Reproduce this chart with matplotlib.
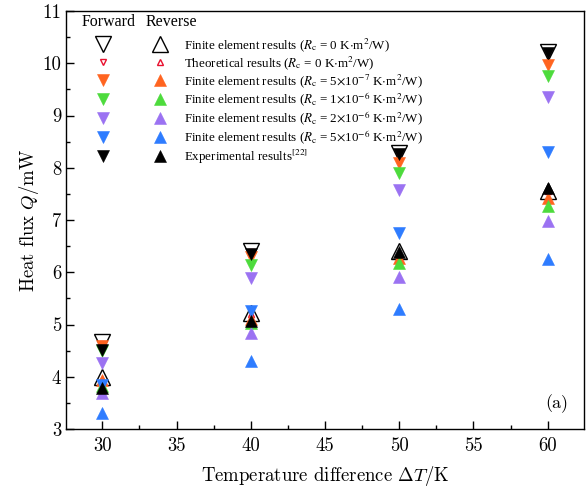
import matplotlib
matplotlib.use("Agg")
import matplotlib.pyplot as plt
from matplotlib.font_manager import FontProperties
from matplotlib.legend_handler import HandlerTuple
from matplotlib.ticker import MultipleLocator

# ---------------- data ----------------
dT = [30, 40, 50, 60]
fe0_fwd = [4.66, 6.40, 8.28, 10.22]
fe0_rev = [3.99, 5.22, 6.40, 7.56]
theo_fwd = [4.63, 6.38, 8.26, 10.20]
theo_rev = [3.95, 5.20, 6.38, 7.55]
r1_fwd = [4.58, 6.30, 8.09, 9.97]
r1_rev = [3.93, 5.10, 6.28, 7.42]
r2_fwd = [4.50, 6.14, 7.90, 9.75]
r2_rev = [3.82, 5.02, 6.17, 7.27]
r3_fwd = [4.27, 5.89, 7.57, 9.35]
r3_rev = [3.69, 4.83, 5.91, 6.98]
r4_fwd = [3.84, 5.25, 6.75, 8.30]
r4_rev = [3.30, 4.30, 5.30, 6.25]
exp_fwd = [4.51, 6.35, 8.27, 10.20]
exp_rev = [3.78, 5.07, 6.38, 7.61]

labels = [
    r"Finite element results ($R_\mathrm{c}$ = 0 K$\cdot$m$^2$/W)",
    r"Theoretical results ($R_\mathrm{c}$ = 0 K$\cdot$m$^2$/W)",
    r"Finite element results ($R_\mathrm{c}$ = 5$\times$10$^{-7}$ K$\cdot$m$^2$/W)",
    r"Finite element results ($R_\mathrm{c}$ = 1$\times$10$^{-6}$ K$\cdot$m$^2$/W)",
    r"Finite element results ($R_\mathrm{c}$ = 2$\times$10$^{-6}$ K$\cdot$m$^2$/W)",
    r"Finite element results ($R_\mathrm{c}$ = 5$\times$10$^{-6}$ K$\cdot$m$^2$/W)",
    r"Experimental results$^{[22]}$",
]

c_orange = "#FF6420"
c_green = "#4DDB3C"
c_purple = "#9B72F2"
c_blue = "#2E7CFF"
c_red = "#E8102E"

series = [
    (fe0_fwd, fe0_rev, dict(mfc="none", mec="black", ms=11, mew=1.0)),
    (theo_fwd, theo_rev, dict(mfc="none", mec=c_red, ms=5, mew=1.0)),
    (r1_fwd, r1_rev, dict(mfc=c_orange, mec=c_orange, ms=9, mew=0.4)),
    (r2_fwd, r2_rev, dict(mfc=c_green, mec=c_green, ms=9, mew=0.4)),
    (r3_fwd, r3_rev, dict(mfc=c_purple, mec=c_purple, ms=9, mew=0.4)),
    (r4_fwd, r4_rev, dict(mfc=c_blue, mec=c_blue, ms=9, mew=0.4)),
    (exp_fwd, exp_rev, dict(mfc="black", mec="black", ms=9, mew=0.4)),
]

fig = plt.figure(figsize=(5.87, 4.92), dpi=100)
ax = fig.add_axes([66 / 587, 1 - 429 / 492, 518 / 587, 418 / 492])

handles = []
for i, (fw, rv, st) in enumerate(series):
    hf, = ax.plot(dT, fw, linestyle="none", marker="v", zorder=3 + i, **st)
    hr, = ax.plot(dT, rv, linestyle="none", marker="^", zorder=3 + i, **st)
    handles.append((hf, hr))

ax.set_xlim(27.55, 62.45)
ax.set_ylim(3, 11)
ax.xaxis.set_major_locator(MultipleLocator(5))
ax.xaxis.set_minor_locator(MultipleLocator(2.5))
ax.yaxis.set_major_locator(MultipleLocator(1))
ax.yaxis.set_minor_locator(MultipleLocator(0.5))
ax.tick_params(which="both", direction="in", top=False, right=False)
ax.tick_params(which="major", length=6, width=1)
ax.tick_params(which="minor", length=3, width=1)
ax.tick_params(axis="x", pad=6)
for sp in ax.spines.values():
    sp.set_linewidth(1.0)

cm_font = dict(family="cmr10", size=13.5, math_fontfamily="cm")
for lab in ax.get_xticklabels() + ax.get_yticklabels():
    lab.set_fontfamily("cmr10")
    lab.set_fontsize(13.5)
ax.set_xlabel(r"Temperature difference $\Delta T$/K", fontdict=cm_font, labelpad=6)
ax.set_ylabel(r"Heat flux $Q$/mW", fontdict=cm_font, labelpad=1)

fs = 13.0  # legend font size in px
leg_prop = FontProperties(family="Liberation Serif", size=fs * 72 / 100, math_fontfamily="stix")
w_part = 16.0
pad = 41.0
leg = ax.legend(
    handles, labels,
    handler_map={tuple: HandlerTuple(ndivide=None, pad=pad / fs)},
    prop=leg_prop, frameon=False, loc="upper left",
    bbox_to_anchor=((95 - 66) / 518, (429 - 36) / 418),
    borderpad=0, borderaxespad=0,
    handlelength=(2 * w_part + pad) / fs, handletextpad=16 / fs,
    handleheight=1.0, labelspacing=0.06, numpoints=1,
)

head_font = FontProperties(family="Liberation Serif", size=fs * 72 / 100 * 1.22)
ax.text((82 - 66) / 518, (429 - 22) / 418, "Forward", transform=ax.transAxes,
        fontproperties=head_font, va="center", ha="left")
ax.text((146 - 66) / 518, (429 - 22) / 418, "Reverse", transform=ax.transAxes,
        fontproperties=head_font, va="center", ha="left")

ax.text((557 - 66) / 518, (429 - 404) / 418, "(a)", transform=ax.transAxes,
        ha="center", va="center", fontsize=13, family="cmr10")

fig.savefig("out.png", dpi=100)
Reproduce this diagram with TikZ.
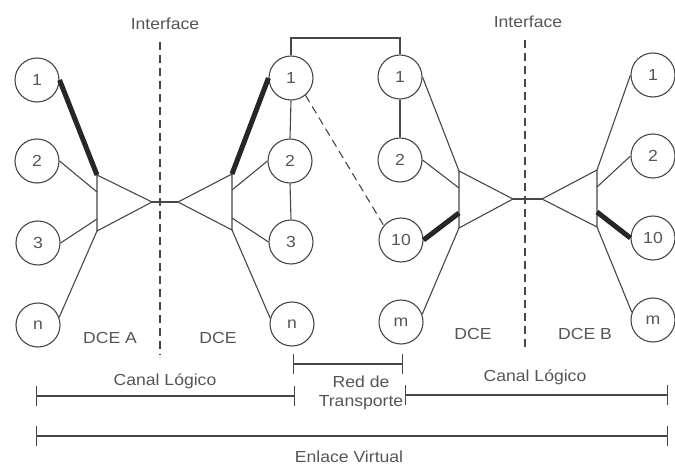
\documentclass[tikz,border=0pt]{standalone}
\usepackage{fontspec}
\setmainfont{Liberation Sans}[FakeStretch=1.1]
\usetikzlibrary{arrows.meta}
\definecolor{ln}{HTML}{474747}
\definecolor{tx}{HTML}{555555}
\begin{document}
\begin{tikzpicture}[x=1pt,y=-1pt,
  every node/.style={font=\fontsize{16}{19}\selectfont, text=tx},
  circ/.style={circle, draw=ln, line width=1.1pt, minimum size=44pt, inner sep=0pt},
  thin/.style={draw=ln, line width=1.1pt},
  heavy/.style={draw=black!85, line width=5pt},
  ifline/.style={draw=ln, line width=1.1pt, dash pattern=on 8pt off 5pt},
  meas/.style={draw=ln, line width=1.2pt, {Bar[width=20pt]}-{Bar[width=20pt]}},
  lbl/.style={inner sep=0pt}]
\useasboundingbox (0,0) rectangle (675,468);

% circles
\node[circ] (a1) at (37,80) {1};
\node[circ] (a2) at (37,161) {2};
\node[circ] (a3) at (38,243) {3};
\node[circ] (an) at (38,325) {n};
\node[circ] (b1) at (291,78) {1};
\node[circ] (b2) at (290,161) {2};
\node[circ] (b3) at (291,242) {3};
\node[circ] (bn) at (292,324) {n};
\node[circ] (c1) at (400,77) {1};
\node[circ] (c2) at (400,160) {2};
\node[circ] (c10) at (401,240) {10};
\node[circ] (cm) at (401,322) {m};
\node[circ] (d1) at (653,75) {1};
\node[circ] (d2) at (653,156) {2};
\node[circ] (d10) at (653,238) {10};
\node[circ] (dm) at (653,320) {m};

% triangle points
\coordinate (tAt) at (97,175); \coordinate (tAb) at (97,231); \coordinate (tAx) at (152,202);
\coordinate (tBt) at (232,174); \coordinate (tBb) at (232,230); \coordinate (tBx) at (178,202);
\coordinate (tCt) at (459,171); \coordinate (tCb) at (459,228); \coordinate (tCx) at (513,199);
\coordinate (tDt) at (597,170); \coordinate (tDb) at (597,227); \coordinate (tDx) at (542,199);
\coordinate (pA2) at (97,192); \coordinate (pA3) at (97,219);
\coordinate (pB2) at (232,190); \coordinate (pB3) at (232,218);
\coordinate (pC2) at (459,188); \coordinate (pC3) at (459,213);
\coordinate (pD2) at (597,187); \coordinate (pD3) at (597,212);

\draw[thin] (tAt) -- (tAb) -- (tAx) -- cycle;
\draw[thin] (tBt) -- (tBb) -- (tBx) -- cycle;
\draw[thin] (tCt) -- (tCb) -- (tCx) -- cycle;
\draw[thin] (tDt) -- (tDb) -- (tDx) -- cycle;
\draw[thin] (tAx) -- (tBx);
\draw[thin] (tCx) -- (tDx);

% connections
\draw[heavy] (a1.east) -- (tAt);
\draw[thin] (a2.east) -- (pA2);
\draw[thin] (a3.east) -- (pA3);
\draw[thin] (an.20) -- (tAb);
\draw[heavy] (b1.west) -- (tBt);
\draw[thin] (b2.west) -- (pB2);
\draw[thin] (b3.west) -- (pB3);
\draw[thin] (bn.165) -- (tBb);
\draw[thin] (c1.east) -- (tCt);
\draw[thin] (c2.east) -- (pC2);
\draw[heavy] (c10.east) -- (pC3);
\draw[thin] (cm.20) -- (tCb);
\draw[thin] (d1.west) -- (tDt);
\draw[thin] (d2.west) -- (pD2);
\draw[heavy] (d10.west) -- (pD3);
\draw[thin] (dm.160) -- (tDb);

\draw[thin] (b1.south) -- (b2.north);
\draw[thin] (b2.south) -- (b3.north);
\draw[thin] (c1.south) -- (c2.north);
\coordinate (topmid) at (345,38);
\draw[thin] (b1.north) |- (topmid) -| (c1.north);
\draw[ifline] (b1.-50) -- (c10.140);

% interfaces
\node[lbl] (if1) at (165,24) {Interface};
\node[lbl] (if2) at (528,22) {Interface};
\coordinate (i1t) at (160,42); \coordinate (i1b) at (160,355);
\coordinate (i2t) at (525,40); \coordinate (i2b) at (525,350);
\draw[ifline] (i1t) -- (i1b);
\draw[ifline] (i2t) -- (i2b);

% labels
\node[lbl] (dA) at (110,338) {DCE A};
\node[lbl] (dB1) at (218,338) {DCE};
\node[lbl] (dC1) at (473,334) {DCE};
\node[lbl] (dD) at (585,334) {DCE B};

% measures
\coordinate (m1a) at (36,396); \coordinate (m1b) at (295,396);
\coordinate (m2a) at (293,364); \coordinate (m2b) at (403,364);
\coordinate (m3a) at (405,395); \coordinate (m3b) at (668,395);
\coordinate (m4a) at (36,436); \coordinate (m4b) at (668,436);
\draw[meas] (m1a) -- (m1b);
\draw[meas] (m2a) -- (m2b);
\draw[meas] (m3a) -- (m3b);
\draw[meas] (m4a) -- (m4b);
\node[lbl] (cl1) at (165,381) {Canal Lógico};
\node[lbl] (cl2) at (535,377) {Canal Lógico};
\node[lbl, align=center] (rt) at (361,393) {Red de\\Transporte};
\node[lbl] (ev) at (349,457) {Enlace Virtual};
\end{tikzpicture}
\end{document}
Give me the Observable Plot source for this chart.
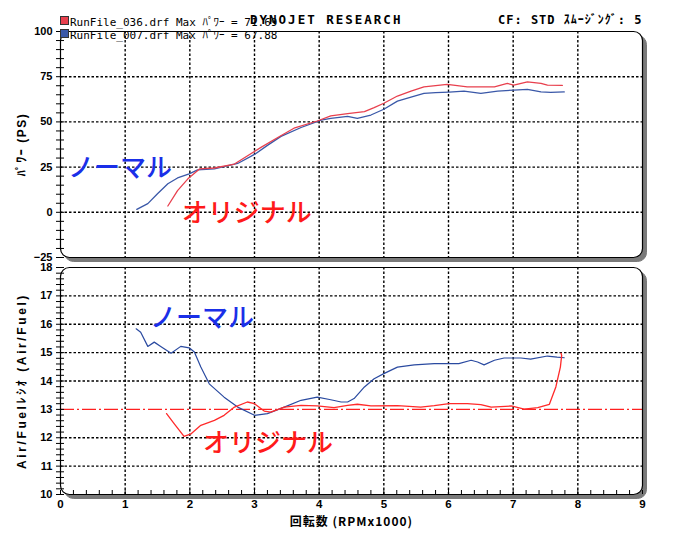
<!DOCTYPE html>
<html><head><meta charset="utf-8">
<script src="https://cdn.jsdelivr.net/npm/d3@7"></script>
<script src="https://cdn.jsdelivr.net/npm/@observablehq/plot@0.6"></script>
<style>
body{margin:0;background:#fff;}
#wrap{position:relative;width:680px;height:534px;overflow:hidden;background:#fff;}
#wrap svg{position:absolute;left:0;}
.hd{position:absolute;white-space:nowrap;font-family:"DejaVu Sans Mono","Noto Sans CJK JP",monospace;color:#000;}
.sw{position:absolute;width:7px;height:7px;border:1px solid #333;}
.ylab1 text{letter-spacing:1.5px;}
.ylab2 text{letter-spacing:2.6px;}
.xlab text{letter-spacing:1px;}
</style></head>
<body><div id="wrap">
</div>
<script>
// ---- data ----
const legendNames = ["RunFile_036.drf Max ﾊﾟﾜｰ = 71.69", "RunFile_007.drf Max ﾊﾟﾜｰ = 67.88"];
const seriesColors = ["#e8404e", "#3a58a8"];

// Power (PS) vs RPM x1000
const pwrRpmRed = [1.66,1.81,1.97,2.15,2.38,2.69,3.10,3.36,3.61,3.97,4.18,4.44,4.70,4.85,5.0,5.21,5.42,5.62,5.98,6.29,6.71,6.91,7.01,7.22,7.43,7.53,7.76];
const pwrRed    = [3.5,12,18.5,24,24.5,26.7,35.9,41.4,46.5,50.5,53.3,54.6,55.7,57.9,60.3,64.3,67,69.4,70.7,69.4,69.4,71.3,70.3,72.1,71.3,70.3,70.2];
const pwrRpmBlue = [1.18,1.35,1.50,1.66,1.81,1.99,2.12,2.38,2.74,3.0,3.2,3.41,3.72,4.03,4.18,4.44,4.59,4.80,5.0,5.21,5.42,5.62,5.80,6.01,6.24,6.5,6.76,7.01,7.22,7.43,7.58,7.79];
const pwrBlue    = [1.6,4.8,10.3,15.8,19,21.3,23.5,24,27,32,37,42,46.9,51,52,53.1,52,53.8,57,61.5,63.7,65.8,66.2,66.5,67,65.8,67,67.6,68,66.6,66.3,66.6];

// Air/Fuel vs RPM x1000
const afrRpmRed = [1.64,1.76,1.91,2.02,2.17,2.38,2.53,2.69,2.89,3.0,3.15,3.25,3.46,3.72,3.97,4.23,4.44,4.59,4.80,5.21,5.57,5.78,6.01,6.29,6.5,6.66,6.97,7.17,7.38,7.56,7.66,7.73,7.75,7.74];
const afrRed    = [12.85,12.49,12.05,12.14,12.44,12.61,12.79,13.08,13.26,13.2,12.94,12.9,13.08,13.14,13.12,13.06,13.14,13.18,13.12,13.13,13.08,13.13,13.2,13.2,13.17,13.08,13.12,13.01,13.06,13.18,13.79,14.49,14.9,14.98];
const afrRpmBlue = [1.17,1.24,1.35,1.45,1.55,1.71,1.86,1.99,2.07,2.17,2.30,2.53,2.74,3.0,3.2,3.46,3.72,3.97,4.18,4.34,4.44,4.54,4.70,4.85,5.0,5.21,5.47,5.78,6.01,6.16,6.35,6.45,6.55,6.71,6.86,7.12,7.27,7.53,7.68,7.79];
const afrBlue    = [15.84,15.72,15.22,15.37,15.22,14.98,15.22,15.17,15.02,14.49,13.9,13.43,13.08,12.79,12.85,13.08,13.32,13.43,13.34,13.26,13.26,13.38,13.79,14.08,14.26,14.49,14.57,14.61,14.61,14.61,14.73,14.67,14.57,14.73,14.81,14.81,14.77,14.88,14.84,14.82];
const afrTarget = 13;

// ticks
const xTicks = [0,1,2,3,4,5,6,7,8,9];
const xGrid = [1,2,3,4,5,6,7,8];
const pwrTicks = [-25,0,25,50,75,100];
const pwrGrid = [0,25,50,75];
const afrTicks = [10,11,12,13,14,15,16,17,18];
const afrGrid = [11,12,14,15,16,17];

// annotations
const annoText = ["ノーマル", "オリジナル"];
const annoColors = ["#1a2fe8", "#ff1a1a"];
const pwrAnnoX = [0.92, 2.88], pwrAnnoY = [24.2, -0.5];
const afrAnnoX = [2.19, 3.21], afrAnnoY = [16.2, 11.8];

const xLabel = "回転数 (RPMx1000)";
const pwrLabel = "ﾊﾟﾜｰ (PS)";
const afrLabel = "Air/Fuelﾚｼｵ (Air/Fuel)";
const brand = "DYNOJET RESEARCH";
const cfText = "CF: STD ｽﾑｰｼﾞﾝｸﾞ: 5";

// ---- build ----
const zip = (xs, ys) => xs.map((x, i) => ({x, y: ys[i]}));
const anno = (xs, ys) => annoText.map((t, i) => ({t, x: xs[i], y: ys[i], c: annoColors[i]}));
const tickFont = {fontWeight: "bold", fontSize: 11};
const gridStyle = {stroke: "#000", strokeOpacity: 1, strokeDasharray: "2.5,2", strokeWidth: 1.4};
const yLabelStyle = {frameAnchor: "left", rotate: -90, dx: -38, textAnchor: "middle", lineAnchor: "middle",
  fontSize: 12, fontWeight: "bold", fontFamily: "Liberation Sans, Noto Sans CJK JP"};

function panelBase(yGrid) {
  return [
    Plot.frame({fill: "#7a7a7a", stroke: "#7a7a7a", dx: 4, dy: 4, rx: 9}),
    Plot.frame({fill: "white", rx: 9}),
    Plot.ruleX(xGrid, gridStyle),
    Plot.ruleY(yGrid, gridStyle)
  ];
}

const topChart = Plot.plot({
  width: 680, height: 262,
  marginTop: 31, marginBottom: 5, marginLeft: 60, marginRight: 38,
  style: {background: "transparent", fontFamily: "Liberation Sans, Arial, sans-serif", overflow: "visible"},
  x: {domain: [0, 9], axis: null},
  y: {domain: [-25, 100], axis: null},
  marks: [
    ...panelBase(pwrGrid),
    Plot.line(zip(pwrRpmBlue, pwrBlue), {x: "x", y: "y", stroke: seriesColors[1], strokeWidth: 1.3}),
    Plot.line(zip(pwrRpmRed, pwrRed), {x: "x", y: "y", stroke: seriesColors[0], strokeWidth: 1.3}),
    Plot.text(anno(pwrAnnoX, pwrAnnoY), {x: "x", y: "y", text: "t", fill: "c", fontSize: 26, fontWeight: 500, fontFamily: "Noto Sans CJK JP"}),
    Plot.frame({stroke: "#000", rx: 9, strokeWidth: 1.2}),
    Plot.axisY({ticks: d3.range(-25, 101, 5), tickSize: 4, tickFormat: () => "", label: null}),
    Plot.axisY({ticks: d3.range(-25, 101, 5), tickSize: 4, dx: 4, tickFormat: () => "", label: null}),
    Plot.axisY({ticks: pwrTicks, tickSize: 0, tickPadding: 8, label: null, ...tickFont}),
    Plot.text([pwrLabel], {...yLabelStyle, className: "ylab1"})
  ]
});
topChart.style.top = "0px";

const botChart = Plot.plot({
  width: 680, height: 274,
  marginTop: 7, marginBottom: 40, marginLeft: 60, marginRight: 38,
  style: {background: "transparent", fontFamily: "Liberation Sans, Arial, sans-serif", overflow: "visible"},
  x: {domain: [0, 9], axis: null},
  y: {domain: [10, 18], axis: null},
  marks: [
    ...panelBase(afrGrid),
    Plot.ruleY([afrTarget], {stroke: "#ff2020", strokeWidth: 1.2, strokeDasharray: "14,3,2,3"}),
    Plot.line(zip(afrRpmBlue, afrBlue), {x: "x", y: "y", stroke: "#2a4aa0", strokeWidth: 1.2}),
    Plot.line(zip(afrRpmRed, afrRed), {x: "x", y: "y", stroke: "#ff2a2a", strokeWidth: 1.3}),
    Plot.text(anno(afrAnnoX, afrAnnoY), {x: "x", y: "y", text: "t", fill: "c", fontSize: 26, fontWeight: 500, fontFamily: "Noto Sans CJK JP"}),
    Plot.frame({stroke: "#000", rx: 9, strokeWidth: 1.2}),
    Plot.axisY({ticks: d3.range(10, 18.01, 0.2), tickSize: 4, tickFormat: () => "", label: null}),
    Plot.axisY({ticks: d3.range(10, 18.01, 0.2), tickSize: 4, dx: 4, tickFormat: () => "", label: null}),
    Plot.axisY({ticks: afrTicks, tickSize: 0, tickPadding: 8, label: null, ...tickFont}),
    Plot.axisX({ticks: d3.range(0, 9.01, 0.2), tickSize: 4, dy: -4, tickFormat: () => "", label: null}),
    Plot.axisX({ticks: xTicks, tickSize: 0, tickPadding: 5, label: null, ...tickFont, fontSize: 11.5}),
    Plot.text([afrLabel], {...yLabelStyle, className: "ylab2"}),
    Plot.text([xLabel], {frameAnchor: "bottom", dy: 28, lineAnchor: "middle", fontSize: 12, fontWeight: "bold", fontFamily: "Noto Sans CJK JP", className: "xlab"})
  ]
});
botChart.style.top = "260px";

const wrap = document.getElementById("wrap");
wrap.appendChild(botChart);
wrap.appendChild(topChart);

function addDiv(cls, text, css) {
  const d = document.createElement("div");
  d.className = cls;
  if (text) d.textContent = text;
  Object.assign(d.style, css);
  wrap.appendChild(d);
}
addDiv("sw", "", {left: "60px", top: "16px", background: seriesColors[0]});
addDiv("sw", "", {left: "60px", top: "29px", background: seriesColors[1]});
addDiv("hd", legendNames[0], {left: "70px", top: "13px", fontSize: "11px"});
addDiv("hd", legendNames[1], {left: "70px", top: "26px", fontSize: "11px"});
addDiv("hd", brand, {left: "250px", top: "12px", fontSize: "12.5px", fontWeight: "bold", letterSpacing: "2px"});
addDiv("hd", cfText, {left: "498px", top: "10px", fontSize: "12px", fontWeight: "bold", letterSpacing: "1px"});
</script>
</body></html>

★ ★ ★ ★

Skip the pictures, please, and transcribe only the lines from the beginning of the material through the one that contains "exp_rev = [3.78, 5.07, 6.38, 7.61]".

▶ _SOLUTION BELOW_:
Reproduce this chart with matplotlib.
import matplotlib
matplotlib.use("Agg")
import matplotlib.pyplot as plt
from matplotlib.font_manager import FontProperties
from matplotlib.legend_handler import HandlerTuple
from matplotlib.ticker import MultipleLocator

# ---------------- data ----------------
dT = [30, 40, 50, 60]
fe0_fwd = [4.66, 6.40, 8.28, 10.22]
fe0_rev = [3.99, 5.22, 6.40, 7.56]
theo_fwd = [4.63, 6.38, 8.26, 10.20]
theo_rev = [3.95, 5.20, 6.38, 7.55]
r1_fwd = [4.58, 6.30, 8.09, 9.97]
r1_rev = [3.93, 5.10, 6.28, 7.42]
r2_fwd = [4.50, 6.14, 7.90, 9.75]
r2_rev = [3.82, 5.02, 6.17, 7.27]
r3_fwd = [4.27, 5.89, 7.57, 9.35]
r3_rev = [3.69, 4.83, 5.91, 6.98]
r4_fwd = [3.84, 5.25, 6.75, 8.30]
r4_rev = [3.30, 4.30, 5.30, 6.25]
exp_fwd = [4.51, 6.35, 8.27, 10.20]
exp_rev = [3.78, 5.07, 6.38, 7.61]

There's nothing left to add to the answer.